Data from NASA’s Chandra X-ray Observatory and ESA’s XMM-Newton uncovered the account that began with a red giant star wandering too close to a supermassive black hole in a galaxy about 250 million light years from Earth.
The black hole, located in a galaxy called GSN 069, has a mass about 400,000 times that of the Sun, putting it on the small end of the scale for supermassive black holes.
Once the red giant was captured by the black hole’s gravity, the outer layers of the star containing hydrogen were stripped off and careened toward the black hole, leaving the core of the star – known as a white dwarf – behind.
“In my interpretation of the X-ray data the white dwarf survived, but it did not escape,” said Andrew King of the University of Leicester in the UK, who performed this study. “It is now caught in an elliptical orbit around the black hole, making one trip around about once every nine hours.”
As the white dwarf makes its nearly thrice-daily orbit, the black hole pulls material off at its closest approach.

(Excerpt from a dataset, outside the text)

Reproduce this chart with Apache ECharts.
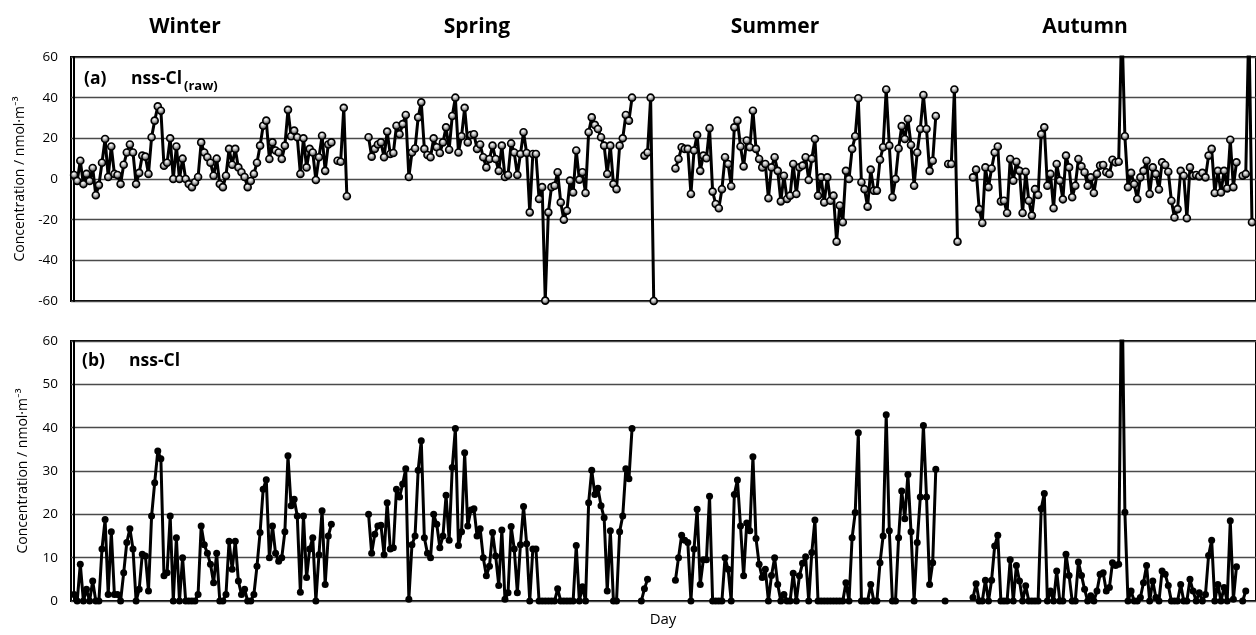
<!DOCTYPE html>
<html><head><meta charset="utf-8">
<script src="https://cdn.jsdelivr.net/npm/echarts@6/dist/echarts.min.js"></script>
<style>html,body{margin:0;padding:0;background:#fff}#c{width:1256px;height:635px}</style>
</head><body><div id="c"></div>
<script>
// ---- labels ----
const seasons = ['Winter', 'Spring', 'Summer', 'Autumn'];
const yName = 'Concentration / nmol\u00b7m\u207b\u00b3';
const xName = 'Day';

// ---- (a) nss-Cl(raw): segments (start day + values) ----
const rawWinterStart = 0;
const rawWinter = [2, -1, 9, -2.5, 2.5, -1, 5.4, -8, -3, 8,
  19.7, 1, 16, 2.5, 2, -2.5, 7, 13, 17, 13,
  -2.5, 3, 11.5, 11, 2.5, 20.5, 28.7, 35.7, 33.6, 6.5,
  8, 20, 0, 16, 0, 10, 0, -2.5, -4, -1.6,
  1, 18, 13, 10.7, 8, 1.6, 10, -2.5, -4, 1.6,
  14.8, 7, 14.8, 5.7, 3.3, 1, -4, -1, 2.5, 8,
  16.4, 26.2, 28.7, 9.8, 18, 14, 13, 9.8, 16.4, 34,
  21, 23.8, 20.5, 2.5, 20, 5.7, 14.8, 13, -0.5, 10.7,
  21.3, 4, 17, 18];
const rawWinterEndStart = 85;
const rawWinterEnd = [9, 8.5, 35, -8.5];
const rawSpringStart = 95;
const rawSpring = [20.5, 11, 14.8, 17, 18, 10.7, 23.3, 12.3, 12.8, 26.2,
  22, 27, 31.5, 1, 13, 15, 30.3, 37.7, 14.8, 11.8,
  10.7, 20, 15.6, 12.8, 18, 25.4, 14.4, 31, 40, 13,
  21, 35, 18, 21.6, 22, 14.8, 17, 10.7, 5.7, 9.8,
  16.4, 9.8, 4, 16.4, 1, 2, 17.5, 13, 2, 12.3,
  23, 12.8, -16.4, 12.3, 12.3, -9.8, -4, -59.8, -16.4, -4,
  -3.3, 3.3, -11.5, -20, -15.6, -0.8, -6.6, 14, -0.3, 3.3,
  -6.9, 23, 30.3, 26.6, 24.6, 20.5, 16.4, 2.5, 16.4, -2.5,
  -5, 16.4, 20, 31.5, 28.7, 40];
const rawSpringEndStart = 184;
const rawSpringEnd = [11.5, 13, 40, -60];
const rawSummerStart = 194;
const rawSummer = [5.2, 9.8, 15.6, 14.8, 14.8, -7.4, 14, 21.6, 4, 11.5,
  10.2, 25, -6.2, -12.3, -14.4, -5, 10.7, 7.4, -3.6, 25.4,
  28.7, 16, 6.2, 18.9, 15.6, 33.6, 14.8, 9.8, 5.7, 7.4,
  -9.5, 5.7, 10.7, 4, -11, 1.6, -9.8, -8.2, 7.4, -7.4,
  5.7, 6.6, 10.7, -0.5, 10, 19.7, -8.2, 0.8, -11.5, 0.8,
  -10.7, -8.2, -30.8, -13, -21.3, 4, 0, 14.8, 21, 39.7,
  -1.6, -5, -13.6, 4.6, -5.7, -5.7, 9.5, 15.6, 44, 16.4,
  -9, 0, 15, 26, 19.7, 29.5, 16.7, -3.3, 13, 24.6,
  41.3, 24.6, 4, 9, 31];
const rawSummerEndStart = 282;
const rawSummerEnd = [7.4, 7.4, 44, -30.8];
const rawAutumnStart = 290;
const rawAutumn = [0.8, 4.6, -14.8, -21.6, 5.7, -4, 5.2, 13, 16, -11,
  -10.7, -16.7, 9.8, -0.8, 8.5, 4, -16.7, 3.6, -10.7, -18,
  -5, -7.9, 22, 25.4, -3.3, 2.5, -14.4, 7.4,
  -0.8, -10, 11.5, 5.7, -9, -3.3, 9.8, 6.2, 3.3, -3.3,
  0.8, -6.9, 2.5, 6.6, 6.9, 3.3, 2.5, 9.5, 8.2, 8.5,
  78, 21, -4, 3, -2.5, -9.8, 0.8, 4, 9, -7.4,
  5.7, 2.5, -5.2, 8.2, 6.9, 3.6, -10.7, -18.9, -14.8, 4,
  1.6, -19.3, 5.7, 1.6, 2, 1.3, 3, 0.8, 11.5, 14.8,
  -6.9, 4, -6.6, 4, -4.6, 19.3, -4, 8.2];
const rawAutumnEndStart = 377;
const rawAutumnEnd = [1.6, 2.5, 78, -21.3];

// ---- (b) nss-Cl: segments ----
const nssWinterStart = 0;
const nssWinter = [1.5, 0, 8.5, 0, 2.7, 0, 4.6, 0, 0, 12,
  18.8, 1.5, 16, 1.5, 1.5, 0, 6.5, 13.5, 16.7, 12,
  0, 2.7, 10.8, 10.4, 2.3, 19.6, 27.3, 34.6, 32.8, 5.8,
  6.5, 19.6, 0, 14.6, 0, 10, 0, 0, 0, 0,
  1.5, 17.3, 13, 11, 8.5, 4.2, 11, 0, 0, 1.5,
  13.8, 7.3, 13.8, 4.6, 1.5, 2.7, 0, 0, 1.5, 8,
  15.8, 25.8, 28, 10, 17.3, 11, 9.2, 10, 16, 33.5,
  22, 23.5, 19.6, 2, 19.6, 5.4, 12, 14.6, 0, 10.7,
  20.8, 3.8, 15, 17.7];
const nssSpringStart = 95;
const nssSpring = [20, 11, 15.4, 17.3, 17.5, 10.7, 22.7, 12, 12.3, 25.8,
  24, 27, 30.5, 0.4, 13, 15, 30.2, 37, 14.6, 11,
  10, 20, 17.7, 12.3, 15, 24.4, 14, 30.8, 39.8, 12.8,
  16, 34.2, 17.3, 21, 21.3, 15, 16.7, 10, 5.8, 8,
  15.8, 10.4, 3.6, 16.4, 0.4, 1.9, 17.2, 12, 1.9, 13,
  21.8, 13.2, 0, 12, 12, 0, 0, 0, 0, 0,
  0, 2.8, 0, 0, 0, 0, 0, 12.8, 0, 3.3,
  0, 22.7, 30.2, 24.6, 26, 22, 19.2, 2.3, 16.2, 0,
  0, 16, 19.6, 30.5, 28.2, 39.8];
const nssSpringEndStart = 183;
const nssSpringEnd = [0, 2.8, 5];
const nssSummerStart = 194;
const nssSummer = [4.8, 10, 15.2, 14, 13.5, 0, 12, 21.2, 3.8, 9.5,
  9.5, 24.2, 0, 0, 0, 0, 10, 7.3, 0, 24.6,
  27.9, 17.3, 5.8, 18, 16.2, 33.3, 14.4, 8.5, 5.4, 7.3,
  0, 5.9, 10, 3.8, 0, 1.5, 0, 0, 6.4, 0,
  5.8, 8.7, 10.2, 0, 11.2, 18.7, 0, 0, 0, 0,
  0, 0, 0, 0, 0, 4.2, 0, 14.6, 20.4, 38.8,
  0, 0, 0, 3.8, 0, 0, 8.8, 15, 43, 16.2,
  0, 0, 14.6, 25.4, 19, 29.2, 16, 0, 13.5, 24,
  40.5, 24, 3.8, 8.8, 30.4];
const nssSummerEndStart = 281;
const nssSummerEnd = [0];
const nssAutumnStart = 290;
const nssAutumn = [0.8, 4, 0, 0, 4.8, 0, 4.8, 12.7, 15.2, 0,
  0, 0, 9.5, 0, 8.2, 4.6, 0, 3.5, 0, 0,
  0, 0, 21.3, 24.8, 0, 2.3, 0, 6.9,
  0, 0, 10.8, 5.9, 0, 0, 9, 5.9, 2.7, 0,
  1.2, 0, 2.3, 6.2, 6.5, 2.3, 3.1, 8.8, 8.2, 8.5,
  78, 20.5, 0, 2.3, 0, 0, 0.8, 4.2, 8.2, 0,
  4.6, 0.8, 0, 6.9, 6.2, 3.6, 0, 0, 0, 3.8,
  0, 0, 5, 2.3, 0, 1.9, 0, 1.5, 10.5, 14,
  0, 3.8, 0, 3.1, 0, 18.5, 0.4, 7.9];
const nssAutumnEndStart = 377;
const nssAutumnEnd = [0, 2.3];

const DAYS = 381;

function dense(segs) {
  const arr = new Array(DAYS).fill(null);
  segs.forEach(([s, vals]) => vals.forEach((v, i) => { arr[s + i] = v; }));
  return arr.map((v, i) => [i, v]);
}
const rawData = dense([[rawWinterStart, rawWinter], [rawWinterEndStart, rawWinterEnd],
  [rawSpringStart, rawSpring], [rawSpringEndStart, rawSpringEnd],
  [rawSummerStart, rawSummer], [rawSummerEndStart, rawSummerEnd],
  [rawAutumnStart, rawAutumn], [rawAutumnEndStart, rawAutumnEnd]]);
const nssData = dense([[nssWinterStart, nssWinter], [nssSpringStart, nssSpring],
  [nssSpringEndStart, nssSpringEnd], [nssSummerStart, nssSummer],
  [nssSummerEndStart, nssSummerEnd], [nssAutumnStart, nssAutumn],
  [nssAutumnEndStart, nssAutumnEnd]]);

const FONT = '"Open Sans", Lato, sans-serif';
const chart = echarts.init(document.getElementById('c'), null, { renderer: 'canvas' });

function yAxisCfg(grid, min, max, interval) {
  return {
    gridIndex: grid, type: 'value', min: min, max: max, interval: interval,
    axisLine: { show: true, lineStyle: { color: '#000', width: 2 } },
    axisTick: { show: false },
    axisLabel: { color: '#000', fontSize: 13.5, margin: 13, fontFamily: FONT },
    splitLine: { show: true, lineStyle: { color: '#4a4a4a', width: 1.3 } },
    name: yName, nameLocation: 'middle', nameRotate: 90, nameGap: 41,
    nameTextStyle: { color: '#000', fontSize: 14, fontFamily: FONT }
  };
}
function xAxisCfg(grid) {
  return {
    gridIndex: grid, type: 'value', min: -1, max: 381.3,
    axisLine: { show: false }, axisTick: { show: false },
    axisLabel: { show: false }, splitLine: { show: false }
  };
}

const seasonX = [185, 477, 775, 1085];
const graphics = seasons.map((s, i) => ({
  type: 'text', x: seasonX[i], y: 27,
  style: { text: s, font: 'bold 21px ' + FONT, fill: '#000', align: 'center', verticalAlign: 'middle' }
}));
graphics.push(
  { type: 'text', x: 84, y: 79, style: { text: '(a)', font: 'bold 17.5px ' + FONT, fill: '#000', verticalAlign: 'middle' } },
  { type: 'text', x: 131, y: 79, style: { text: 'nss-Cl', font: 'bold 17.5px ' + FONT, fill: '#000', verticalAlign: 'middle' } },
  { type: 'text', x: 184, y: 86, style: { text: '(raw)', font: 'bold 13px ' + FONT, fill: '#000', verticalAlign: 'middle' } },
  { type: 'text', x: 82, y: 361, style: { text: '(b)', font: 'bold 17.5px ' + FONT, fill: '#000', verticalAlign: 'middle' } },
  { type: 'text', x: 129, y: 361, style: { text: 'nss-Cl', font: 'bold 17.5px ' + FONT, fill: '#000', verticalAlign: 'middle' } },
  { type: 'text', x: 663, y: 620, style: { text: xName, font: '15px ' + FONT, fill: '#000', align: 'center', verticalAlign: 'middle' } }
);

const sphere = new echarts.graphic.RadialGradient(0.45, 0.35, 0.6, [
  { offset: 0, color: '#ffffff' }, { offset: 0.45, color: '#b0b0b0' }, { offset: 1, color: '#202020' }
]);

chart.setOption({
  animation: false,
  backgroundColor: '#fff',
  grid: [
    { left: 71, right: 0, top: 57, height: 244, show: true, borderColor: '#000', borderWidth: 2, backgroundColor: 'transparent' },
    { left: 71, right: 0, top: 341, height: 260, show: true, borderColor: '#000', borderWidth: 2, backgroundColor: 'transparent' }
  ],
  xAxis: [xAxisCfg(0), xAxisCfg(1)],
  yAxis: [yAxisCfg(0, -60, 60, 20), yAxisCfg(1, 0, 60, 10)],
  graphic: graphics,
  series: [
    {
      type: 'line', xAxisIndex: 0, yAxisIndex: 0, data: rawData, clip: true,
      connectNulls: false, symbol: 'circle', symbolSize: 7, showSymbol: true,
      lineStyle: { color: '#000', width: 3 },
      itemStyle: { color: sphere, borderColor: '#000', borderWidth: 1.6 },
      emphasis: { disabled: true }, z: 3
    },
    {
      type: 'line', xAxisIndex: 1, yAxisIndex: 1, data: nssData, clip: true,
      connectNulls: false, symbol: 'circle', symbolSize: 7, showSymbol: true,
      lineStyle: { color: '#000', width: 3 },
      itemStyle: { color: '#000', borderColor: '#000', borderWidth: 0 },
      emphasis: { disabled: true }, z: 3
    }
  ]
});
</script></body></html>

The stellar detritus enters into a disk surrounding the black hole and releases a burst of X-rays that the telescopes can detect.
What would be the future of the star and its orbit?
The combined effect of gravitational waves and an increase in the star’s size as it loses mass should cause the orbit to become more circular and grow in size. In this case, the rate of mass loss steadily slows down, and the white dwarf slowly spirals away from the black hole.
“It will try hard to get away, but there is no escape. The black hole will eat it more and more slowly, but never stop,” said King. “In principle, this loss of mass would continue until and even after the white dwarf became a planet, with a mass similar to Jupiter, in about a trillion years. This would be a remarkably slow and convoluted way for the universe to make a planet!”